Task instructions -
Write out the full listing exactly as given, minus the images.

Data -
>>>>
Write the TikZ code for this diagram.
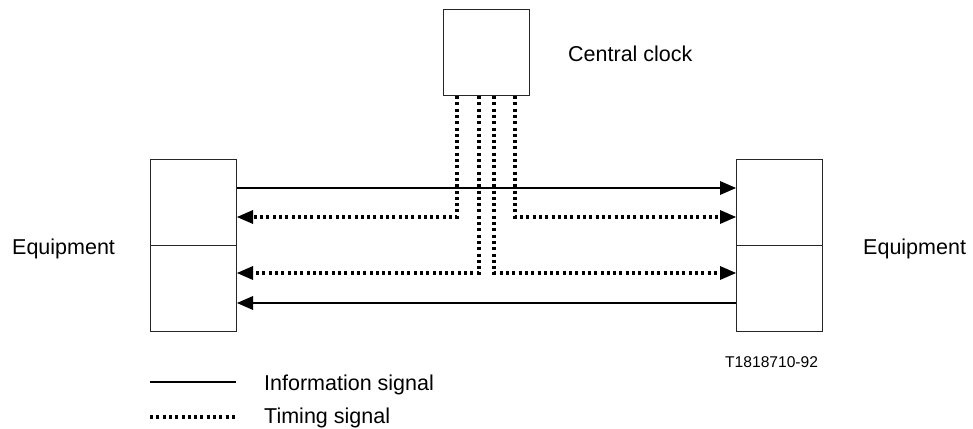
\documentclass[tikz,border=0pt]{standalone}
\usepackage{fontspec}
\setmainfont{Liberation Sans}
\usetikzlibrary{arrows.meta}
\begin{document}
\begin{tikzpicture}[x=1pt,y=-1pt,
  box/.style={draw=black!85,line width=1pt,minimum width=86pt,minimum height=86pt,inner sep=0pt,anchor=north west},
  clockbox/.style={draw=black!85,line width=1pt,minimum width=86pt,minimum height=86pt,inner sep=0pt,anchor=north west},
  info/.style={line width=2pt},
  timing/.style={line width=3.3pt,dash pattern=on 3pt off 3.3pt},
  tip/.style={-{Triangle[length=16pt,width=14pt,line width=0pt]}},
  lbl/.style={inner sep=0pt,anchor=base west,font=\fontsize{21.5}{26}\selectfont},
  small/.style={inner sep=0pt,anchor=base west,font=\fontsize{15.6}{19}\selectfont}]
\useasboundingbox (0,0) rectangle (973,428);
% boxes
\node[clockbox] (CL) at (443,9) {};
\node[box] (LU) at (150,159) {};
\node[box] (LL) at (150,245) {};
\node[box] (RU) at (736,159) {};
\node[box] (RL) at (736,245) {};
% texts
\node[lbl] (tcl) at (568,62) {Central clock};
\node[lbl] (teqL) at (12,254) {Equipment};
\node[lbl] (teqR) at (863,254) {Equipment};
\node[small] (tref) at (725,367) {T1818710-92};
\node[lbl] (tinfo) at (264,390) {Information signal};
\node[lbl] (ttim) at (264,423) {Timing signal};
% turning points
\coordinate (a1) at (457,217);
\coordinate (a2) at (479,273);
\coordinate (a3) at (494,273);
\coordinate (a4) at (515,217);
\coordinate (y1) at (0,188);
\coordinate (y4) at (0,303);
% information signals
\draw[info,tip] (LU.east |- y1) -- (RU.west |- y1);
\draw[info,tip] (RL.west |- y4) -- (LL.east |- y4);
% timing signals
\draw[timing,tip] (CL.south -| a1) -- (a1) -- (LU.east |- a1);
\draw[timing,tip] (CL.south -| a4) -- (a4) -- (RU.west |- a4);
\draw[timing,tip] (CL.south -| a2) -- (a2) -- (LL.east |- a2);
\draw[timing,tip] (CL.south -| a3) -- (a3) -- (RL.west |- a3);
% legend
\coordinate (l1a) at (150,382);
\coordinate (l1b) at (236,382);
\coordinate (l2a) at (150,417);
\coordinate (l2b) at (236,417);
\draw[info] (l1a) -- (l1b);
\draw[timing] (l2a) -- (l2b);
\end{tikzpicture}
\end{document}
<<<<
Answer to the problem -
Write the TikZ code for this diagram.
\documentclass[tikz,border=0pt]{standalone}
\usepackage{fontspec}
\setmainfont{Liberation Sans}
\usetikzlibrary{arrows.meta}
\begin{document}
\begin{tikzpicture}[x=1pt,y=-1pt,
  box/.style={draw=black!85,line width=1pt,minimum width=86pt,minimum height=86pt,inner sep=0pt,anchor=north west},
  clockbox/.style={draw=black!85,line width=1pt,minimum width=86pt,minimum height=86pt,inner sep=0pt,anchor=north west},
  info/.style={line width=2pt},
  timing/.style={line width=3.3pt,dash pattern=on 3pt off 3.3pt},
  tip/.style={-{Triangle[length=16pt,width=14pt,line width=0pt]}},
  lbl/.style={inner sep=0pt,anchor=base west,font=\fontsize{21.5}{26}\selectfont},
  small/.style={inner sep=0pt,anchor=base west,font=\fontsize{15.6}{19}\selectfont}]
\useasboundingbox (0,0) rectangle (973,428);
% boxes
\node[clockbox] (CL) at (443,9) {};
\node[box] (LU) at (150,159) {};
\node[box] (LL) at (150,245) {};
\node[box] (RU) at (736,159) {};
\node[box] (RL) at (736,245) {};
% texts
\node[lbl] (tcl) at (568,62) {Central clock};
\node[lbl] (teqL) at (12,254) {Equipment};
\node[lbl] (teqR) at (863,254) {Equipment};
\node[small] (tref) at (725,367) {T1818710-92};
\node[lbl] (tinfo) at (264,390) {Information signal};
\node[lbl] (ttim) at (264,423) {Timing signal};
% turning points
\coordinate (a1) at (457,217);
\coordinate (a2) at (479,273);
\coordinate (a3) at (494,273);
\coordinate (a4) at (515,217);
\coordinate (y1) at (0,188);
\coordinate (y4) at (0,303);
% information signals
\draw[info,tip] (LU.east |- y1) -- (RU.west |- y1);
\draw[info,tip] (RL.west |- y4) -- (LL.east |- y4);
% timing signals
\draw[timing,tip] (CL.south -| a1) -- (a1) -- (LU.east |- a1);
\draw[timing,tip] (CL.south -| a4) -- (a4) -- (RU.west |- a4);
\draw[timing,tip] (CL.south -| a2) -- (a2) -- (LL.east |- a2);
\draw[timing,tip] (CL.south -| a3) -- (a3) -- (RL.west |- a3);
% legend
\coordinate (l1a) at (150,382);
\coordinate (l1b) at (236,382);
\coordinate (l2a) at (150,417);
\coordinate (l2b) at (236,417);
\draw[info] (l1a) -- (l1b);
\draw[timing] (l2a) -- (l2b);
\end{tikzpicture}
\end{document}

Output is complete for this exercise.